In “Sumud: Repertoires of Resistance in Silwan,” Mahdi Sabbagh brings us to Jerusalem's core as settler organizations backed by state agencies and private interests aim to remove any trace of Palestinians. Sabbagh asks, “What happens when people cannot build urban form or maintain what is left?” The answer is a form of popular resistance known as sumud, or “steadfast perseverance” in staying put. Sabbagh expands the term to “architectural sumud” because under occupation, “the very act of building becomes an extension of life.” A sit-in tent, first erected in 1997, operates as a landmark example of architectural sumud. The tent is a site for community gatherings as well as a target of state violence. It has been destroyed by police several times and is currently in its fifth incarnation.

Part III: Speculations consists of playful meditations on culture work and city making. “The Creative Politics of Legibility” is a conversation between Edgar Pieterse, Kim Gurney, and Neo Muyanga. The artist-researchers muse upon “finding new words, new vocabulary, and new forms and new ways of bringing those things together so that we can imagine a world that reads differently.” Muyanga relates his experience collaborating with the Dutch National Opera and National Ballet on How Anansi Freed the Stories of the World. The idea was to weave together storytelling and musical traditions from Africa, the Caribbean, and Europe through a tale about Anansi the spider, the trickster renowned for crossing boundaries between the worlds of mortals and gods. “How,” Pieterse asks, “do you design a process to allow for that inclusion, for people to shape it, but where you retain some kind of compositional coherence?”

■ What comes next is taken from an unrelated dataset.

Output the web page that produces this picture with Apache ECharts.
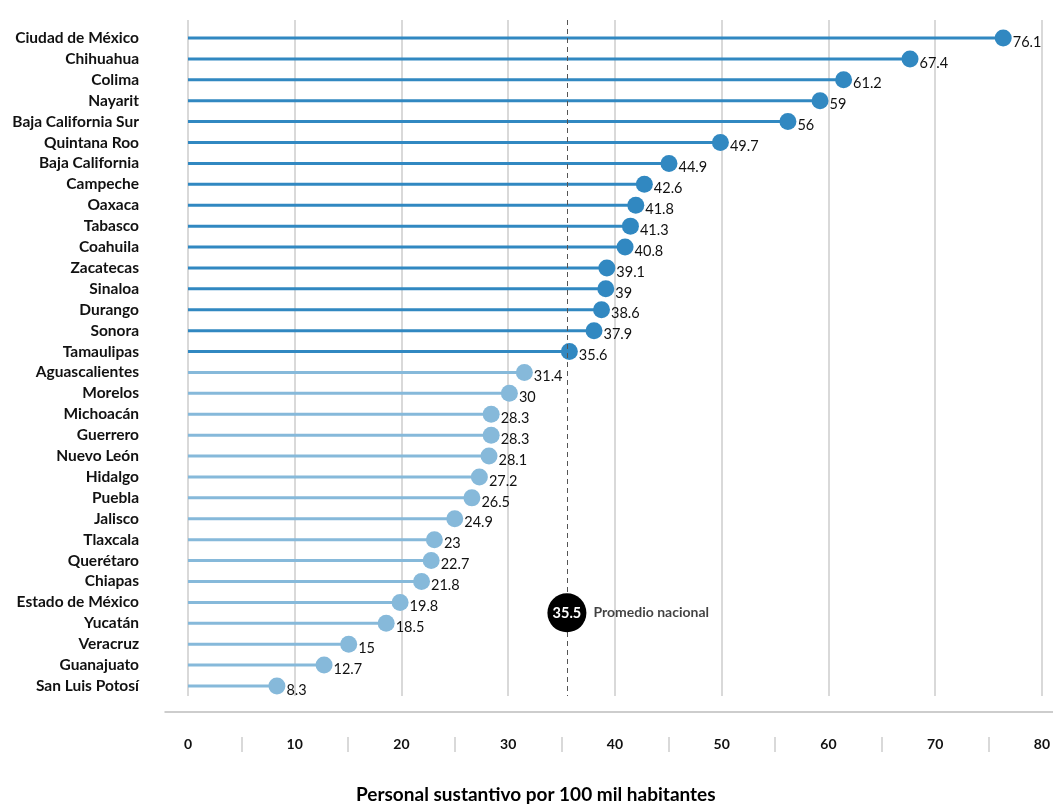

Muyanga answers, “It is about coming with your hands full, not empty, to a platform of making.” If institutions support artists spending time with one another, they can learn from each other's canons and traditions, and try things that could not be imagined in advance.

Pieterse and Gurney pick up the thread by discussing new forms of public space programming in Cape Town. They run a micro-gallery in a backyard garden shed and fund it by a stock portfolio, which is itself an artistic medium. Artistic explorations are very tricky things. As Gurney notes, “Like saying, ‘Well, everything can be an artistic medium.’ Even stocks and shares. How are you using it, did you consider it carefully, the ethics, are you being quite deliberate and careful in your use of something?” City making requires the clever boundary crossings of Anansi.

Rupali Gupte and Prasad Shetty close the issue with the essay “small forces.” We enter the frame in Mumbai with the authors documenting dispossessions and land grabs, only to find that nothing is what it seems. The precarious tenant is a spy, the rapacious developer gets his kicks fighting lawsuits. As the frame expands, they encounter characters such as a bureaucrat building a Buddhist center, and places such as a municipal office that turns out to be a hotbed of love affairs and intrigues. The cartographic and statistical ethnographic methods of spatial professions simply did not prepare them for these idiosyncrasies. They conclude: “We had not understood their drives. It was clear that we hadn't understood the city.”

Urbanism is a play of small forces moving through agencies, pleasures, surprising connections, and ambiguities. Gupte and Shetty shift their paradigm and begin experimenting with engaging these small forces through storytelling. They embrace a vision of the city filled with always-multiple, ever-morphing urban forms. Public Culture is interested in critical visions of majoritarian futures. Gupte and Shetty leave us with methods of urban planning for majoritarian society. “A city open for multiple futures” expands our capacity to better inhabit the planet that we share.

We thank all of the authors for their contributions to this issue, as well as Keller Easterling, AbdouMaliq Simone, and Tau Tavengwa for their help in conceiving this project over several years. Finally, our thanks to Anna Stielau for her generous and meticulous editorial assistance.